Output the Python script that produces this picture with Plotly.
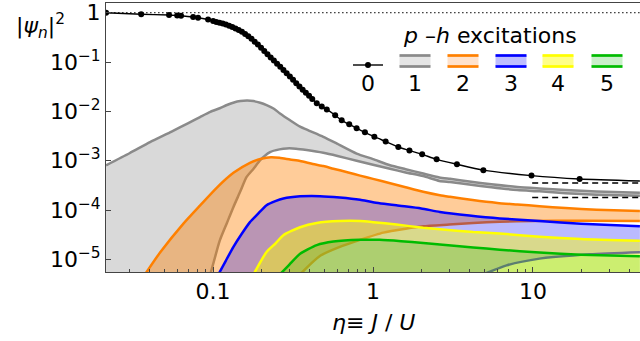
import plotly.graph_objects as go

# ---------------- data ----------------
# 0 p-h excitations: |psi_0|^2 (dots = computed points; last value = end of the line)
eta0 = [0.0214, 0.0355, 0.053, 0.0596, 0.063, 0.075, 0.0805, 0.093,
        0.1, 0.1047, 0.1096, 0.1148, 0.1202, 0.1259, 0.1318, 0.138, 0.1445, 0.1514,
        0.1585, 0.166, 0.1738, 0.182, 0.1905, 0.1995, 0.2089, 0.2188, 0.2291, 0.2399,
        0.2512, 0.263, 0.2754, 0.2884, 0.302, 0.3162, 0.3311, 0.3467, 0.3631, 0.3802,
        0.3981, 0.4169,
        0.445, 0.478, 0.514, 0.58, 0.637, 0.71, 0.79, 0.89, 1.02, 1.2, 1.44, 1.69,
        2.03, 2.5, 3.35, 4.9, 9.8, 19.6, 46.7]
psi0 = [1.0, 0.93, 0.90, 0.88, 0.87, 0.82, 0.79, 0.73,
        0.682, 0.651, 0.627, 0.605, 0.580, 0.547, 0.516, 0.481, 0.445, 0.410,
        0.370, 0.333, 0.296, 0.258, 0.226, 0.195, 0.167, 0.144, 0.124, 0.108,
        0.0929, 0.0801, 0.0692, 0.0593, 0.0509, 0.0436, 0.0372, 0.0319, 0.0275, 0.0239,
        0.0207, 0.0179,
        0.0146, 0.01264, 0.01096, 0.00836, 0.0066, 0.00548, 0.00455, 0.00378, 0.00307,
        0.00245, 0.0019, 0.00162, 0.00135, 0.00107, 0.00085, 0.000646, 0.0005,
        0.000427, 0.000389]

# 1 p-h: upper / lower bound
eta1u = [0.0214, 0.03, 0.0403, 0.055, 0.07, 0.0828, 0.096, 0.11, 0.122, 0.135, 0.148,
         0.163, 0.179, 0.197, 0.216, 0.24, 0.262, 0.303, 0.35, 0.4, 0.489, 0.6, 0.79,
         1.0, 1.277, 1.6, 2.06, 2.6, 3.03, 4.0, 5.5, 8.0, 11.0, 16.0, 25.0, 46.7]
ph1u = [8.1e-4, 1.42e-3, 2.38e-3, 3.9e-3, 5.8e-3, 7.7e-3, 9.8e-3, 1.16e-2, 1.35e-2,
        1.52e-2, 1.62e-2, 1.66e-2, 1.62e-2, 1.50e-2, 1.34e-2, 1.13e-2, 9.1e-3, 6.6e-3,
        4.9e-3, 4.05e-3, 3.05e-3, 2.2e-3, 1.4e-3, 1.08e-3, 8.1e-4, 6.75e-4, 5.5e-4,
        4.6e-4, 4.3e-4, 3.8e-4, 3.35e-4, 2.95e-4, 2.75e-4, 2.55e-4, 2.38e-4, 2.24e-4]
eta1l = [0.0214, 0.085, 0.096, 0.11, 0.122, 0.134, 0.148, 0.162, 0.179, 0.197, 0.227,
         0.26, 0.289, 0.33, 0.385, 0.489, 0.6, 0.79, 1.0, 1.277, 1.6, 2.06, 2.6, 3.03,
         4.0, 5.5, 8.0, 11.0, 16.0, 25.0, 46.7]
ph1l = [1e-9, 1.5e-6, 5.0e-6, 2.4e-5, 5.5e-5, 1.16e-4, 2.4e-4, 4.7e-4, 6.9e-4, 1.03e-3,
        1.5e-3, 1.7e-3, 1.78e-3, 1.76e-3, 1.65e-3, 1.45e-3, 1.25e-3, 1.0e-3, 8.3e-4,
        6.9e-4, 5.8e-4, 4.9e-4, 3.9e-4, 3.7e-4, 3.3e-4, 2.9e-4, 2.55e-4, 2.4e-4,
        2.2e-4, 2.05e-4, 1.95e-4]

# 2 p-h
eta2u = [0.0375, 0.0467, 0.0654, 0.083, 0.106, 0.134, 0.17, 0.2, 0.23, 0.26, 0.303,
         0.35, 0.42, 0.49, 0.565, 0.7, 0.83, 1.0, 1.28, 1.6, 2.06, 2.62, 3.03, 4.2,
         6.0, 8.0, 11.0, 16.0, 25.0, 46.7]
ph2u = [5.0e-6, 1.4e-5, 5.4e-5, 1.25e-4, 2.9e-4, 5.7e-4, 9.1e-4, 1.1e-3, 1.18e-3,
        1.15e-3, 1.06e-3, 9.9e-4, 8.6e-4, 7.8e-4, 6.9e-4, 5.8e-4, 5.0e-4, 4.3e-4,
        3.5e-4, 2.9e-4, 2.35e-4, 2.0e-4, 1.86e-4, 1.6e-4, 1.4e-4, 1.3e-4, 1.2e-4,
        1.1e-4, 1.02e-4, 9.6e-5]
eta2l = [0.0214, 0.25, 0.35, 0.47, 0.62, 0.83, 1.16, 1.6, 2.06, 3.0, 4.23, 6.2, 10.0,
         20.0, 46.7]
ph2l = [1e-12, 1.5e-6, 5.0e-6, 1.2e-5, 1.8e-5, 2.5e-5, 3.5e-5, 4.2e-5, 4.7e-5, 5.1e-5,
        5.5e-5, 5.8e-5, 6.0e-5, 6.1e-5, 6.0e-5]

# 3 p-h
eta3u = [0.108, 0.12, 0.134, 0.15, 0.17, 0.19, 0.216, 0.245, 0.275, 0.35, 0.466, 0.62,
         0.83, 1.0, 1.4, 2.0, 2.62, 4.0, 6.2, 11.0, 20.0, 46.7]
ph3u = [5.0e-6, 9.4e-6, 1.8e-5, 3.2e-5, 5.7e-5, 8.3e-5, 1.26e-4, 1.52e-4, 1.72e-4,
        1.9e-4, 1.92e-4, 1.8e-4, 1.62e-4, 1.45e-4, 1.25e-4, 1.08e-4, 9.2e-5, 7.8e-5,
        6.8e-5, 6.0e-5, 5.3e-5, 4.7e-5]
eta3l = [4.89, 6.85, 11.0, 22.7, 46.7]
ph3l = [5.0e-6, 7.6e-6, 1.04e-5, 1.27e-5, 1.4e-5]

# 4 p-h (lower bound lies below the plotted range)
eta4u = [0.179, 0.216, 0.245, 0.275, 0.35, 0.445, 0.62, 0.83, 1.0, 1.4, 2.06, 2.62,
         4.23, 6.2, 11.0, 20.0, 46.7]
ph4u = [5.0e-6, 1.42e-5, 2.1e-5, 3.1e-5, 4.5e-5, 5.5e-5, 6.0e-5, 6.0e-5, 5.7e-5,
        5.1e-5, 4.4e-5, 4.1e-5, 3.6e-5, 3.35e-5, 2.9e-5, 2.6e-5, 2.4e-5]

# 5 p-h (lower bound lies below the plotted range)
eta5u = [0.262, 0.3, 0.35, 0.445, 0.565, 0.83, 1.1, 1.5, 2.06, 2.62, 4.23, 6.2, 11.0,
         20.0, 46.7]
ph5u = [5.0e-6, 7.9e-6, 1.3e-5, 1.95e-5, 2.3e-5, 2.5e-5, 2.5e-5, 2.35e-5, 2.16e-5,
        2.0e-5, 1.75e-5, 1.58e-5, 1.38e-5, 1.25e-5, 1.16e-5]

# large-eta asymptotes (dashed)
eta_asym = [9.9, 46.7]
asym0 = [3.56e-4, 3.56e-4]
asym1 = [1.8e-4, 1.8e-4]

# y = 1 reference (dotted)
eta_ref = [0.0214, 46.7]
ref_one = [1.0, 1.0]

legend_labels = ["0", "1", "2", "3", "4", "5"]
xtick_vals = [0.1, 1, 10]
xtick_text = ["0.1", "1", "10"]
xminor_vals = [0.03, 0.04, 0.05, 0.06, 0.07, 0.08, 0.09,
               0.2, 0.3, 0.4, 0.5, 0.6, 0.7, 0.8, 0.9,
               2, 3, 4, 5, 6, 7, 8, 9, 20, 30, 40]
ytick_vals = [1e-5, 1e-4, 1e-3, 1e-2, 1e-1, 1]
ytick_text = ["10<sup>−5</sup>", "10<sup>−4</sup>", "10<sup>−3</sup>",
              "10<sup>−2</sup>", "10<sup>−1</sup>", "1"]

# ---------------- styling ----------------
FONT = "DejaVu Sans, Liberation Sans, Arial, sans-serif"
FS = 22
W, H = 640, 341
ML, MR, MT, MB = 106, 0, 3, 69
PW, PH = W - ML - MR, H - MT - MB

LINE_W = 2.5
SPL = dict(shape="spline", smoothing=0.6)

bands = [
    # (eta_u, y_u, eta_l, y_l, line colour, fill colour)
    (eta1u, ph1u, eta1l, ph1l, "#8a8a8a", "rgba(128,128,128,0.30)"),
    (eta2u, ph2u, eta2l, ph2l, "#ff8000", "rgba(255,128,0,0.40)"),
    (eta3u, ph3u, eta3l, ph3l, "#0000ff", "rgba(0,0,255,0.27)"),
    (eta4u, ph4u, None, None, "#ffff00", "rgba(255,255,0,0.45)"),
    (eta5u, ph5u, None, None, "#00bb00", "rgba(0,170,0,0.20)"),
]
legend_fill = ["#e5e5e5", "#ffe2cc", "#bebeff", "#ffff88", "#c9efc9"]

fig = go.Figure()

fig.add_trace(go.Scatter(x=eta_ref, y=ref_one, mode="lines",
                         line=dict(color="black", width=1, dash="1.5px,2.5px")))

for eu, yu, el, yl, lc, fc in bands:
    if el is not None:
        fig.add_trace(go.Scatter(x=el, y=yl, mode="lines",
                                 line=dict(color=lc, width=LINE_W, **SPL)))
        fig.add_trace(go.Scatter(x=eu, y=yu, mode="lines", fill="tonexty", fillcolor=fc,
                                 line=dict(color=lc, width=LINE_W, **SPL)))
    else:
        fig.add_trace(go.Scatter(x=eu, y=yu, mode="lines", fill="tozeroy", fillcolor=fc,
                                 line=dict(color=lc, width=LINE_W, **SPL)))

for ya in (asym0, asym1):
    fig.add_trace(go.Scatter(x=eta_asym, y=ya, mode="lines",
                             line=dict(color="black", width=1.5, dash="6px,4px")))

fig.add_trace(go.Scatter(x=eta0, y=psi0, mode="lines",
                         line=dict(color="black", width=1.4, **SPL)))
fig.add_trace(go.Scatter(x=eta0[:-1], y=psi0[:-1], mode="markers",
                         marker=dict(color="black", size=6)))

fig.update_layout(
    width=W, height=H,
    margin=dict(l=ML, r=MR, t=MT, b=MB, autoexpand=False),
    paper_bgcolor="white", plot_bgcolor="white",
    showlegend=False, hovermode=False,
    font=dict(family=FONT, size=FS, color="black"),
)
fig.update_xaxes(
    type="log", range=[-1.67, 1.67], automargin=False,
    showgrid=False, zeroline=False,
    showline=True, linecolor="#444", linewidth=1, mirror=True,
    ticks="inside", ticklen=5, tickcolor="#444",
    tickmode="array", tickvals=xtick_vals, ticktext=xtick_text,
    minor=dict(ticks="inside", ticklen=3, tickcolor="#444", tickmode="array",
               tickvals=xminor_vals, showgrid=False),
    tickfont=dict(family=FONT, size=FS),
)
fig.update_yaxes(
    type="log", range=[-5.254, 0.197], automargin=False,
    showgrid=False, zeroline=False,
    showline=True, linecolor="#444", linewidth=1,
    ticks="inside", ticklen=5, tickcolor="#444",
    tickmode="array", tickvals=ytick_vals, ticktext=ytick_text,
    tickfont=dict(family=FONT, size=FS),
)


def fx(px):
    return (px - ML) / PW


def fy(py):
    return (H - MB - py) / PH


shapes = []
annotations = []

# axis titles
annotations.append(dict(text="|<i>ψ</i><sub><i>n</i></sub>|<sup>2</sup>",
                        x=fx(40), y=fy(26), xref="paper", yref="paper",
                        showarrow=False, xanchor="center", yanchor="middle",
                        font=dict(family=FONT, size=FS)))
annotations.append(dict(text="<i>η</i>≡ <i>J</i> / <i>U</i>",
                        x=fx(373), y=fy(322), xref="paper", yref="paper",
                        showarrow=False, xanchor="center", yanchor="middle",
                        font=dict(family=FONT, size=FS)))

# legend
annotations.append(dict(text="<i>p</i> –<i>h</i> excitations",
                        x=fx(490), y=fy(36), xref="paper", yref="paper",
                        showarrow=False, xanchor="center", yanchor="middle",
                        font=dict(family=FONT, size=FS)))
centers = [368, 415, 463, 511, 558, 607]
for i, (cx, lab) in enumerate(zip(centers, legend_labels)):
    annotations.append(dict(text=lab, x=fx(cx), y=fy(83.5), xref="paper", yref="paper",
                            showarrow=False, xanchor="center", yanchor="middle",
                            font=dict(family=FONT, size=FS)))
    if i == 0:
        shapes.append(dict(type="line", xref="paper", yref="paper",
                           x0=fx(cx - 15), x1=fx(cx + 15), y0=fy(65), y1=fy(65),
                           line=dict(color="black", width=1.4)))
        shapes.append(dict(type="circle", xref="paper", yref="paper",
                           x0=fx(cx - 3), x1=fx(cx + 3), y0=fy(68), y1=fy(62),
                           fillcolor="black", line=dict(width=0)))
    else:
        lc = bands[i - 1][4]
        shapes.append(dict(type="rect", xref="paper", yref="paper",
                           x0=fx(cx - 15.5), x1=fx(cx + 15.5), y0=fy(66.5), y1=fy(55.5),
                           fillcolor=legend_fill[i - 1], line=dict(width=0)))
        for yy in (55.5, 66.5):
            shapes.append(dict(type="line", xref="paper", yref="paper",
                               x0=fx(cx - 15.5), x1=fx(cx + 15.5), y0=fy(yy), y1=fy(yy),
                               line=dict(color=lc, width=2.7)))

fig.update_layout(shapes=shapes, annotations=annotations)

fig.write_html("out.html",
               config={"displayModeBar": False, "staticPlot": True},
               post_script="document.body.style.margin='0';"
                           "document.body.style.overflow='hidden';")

▸ WRITTEN TASK
Leave out the pictures and repeat exactly the lines from the start of the material through the line that contains "0.000427, 0.000389]", both included.

▸ SOLUTION TO THIS EXERCISE
Output the Python script that produces this picture with Plotly.
import plotly.graph_objects as go

# ---------------- data ----------------
# 0 p-h excitations: |psi_0|^2 (dots = computed points; last value = end of the line)
eta0 = [0.0214, 0.0355, 0.053, 0.0596, 0.063, 0.075, 0.0805, 0.093,
        0.1, 0.1047, 0.1096, 0.1148, 0.1202, 0.1259, 0.1318, 0.138, 0.1445, 0.1514,
        0.1585, 0.166, 0.1738, 0.182, 0.1905, 0.1995, 0.2089, 0.2188, 0.2291, 0.2399,
        0.2512, 0.263, 0.2754, 0.2884, 0.302, 0.3162, 0.3311, 0.3467, 0.3631, 0.3802,
        0.3981, 0.4169,
        0.445, 0.478, 0.514, 0.58, 0.637, 0.71, 0.79, 0.89, 1.02, 1.2, 1.44, 1.69,
        2.03, 2.5, 3.35, 4.9, 9.8, 19.6, 46.7]
psi0 = [1.0, 0.93, 0.90, 0.88, 0.87, 0.82, 0.79, 0.73,
        0.682, 0.651, 0.627, 0.605, 0.580, 0.547, 0.516, 0.481, 0.445, 0.410,
        0.370, 0.333, 0.296, 0.258, 0.226, 0.195, 0.167, 0.144, 0.124, 0.108,
        0.0929, 0.0801, 0.0692, 0.0593, 0.0509, 0.0436, 0.0372, 0.0319, 0.0275, 0.0239,
        0.0207, 0.0179,
        0.0146, 0.01264, 0.01096, 0.00836, 0.0066, 0.00548, 0.00455, 0.00378, 0.00307,
        0.00245, 0.0019, 0.00162, 0.00135, 0.00107, 0.00085, 0.000646, 0.0005,
        0.000427, 0.000389]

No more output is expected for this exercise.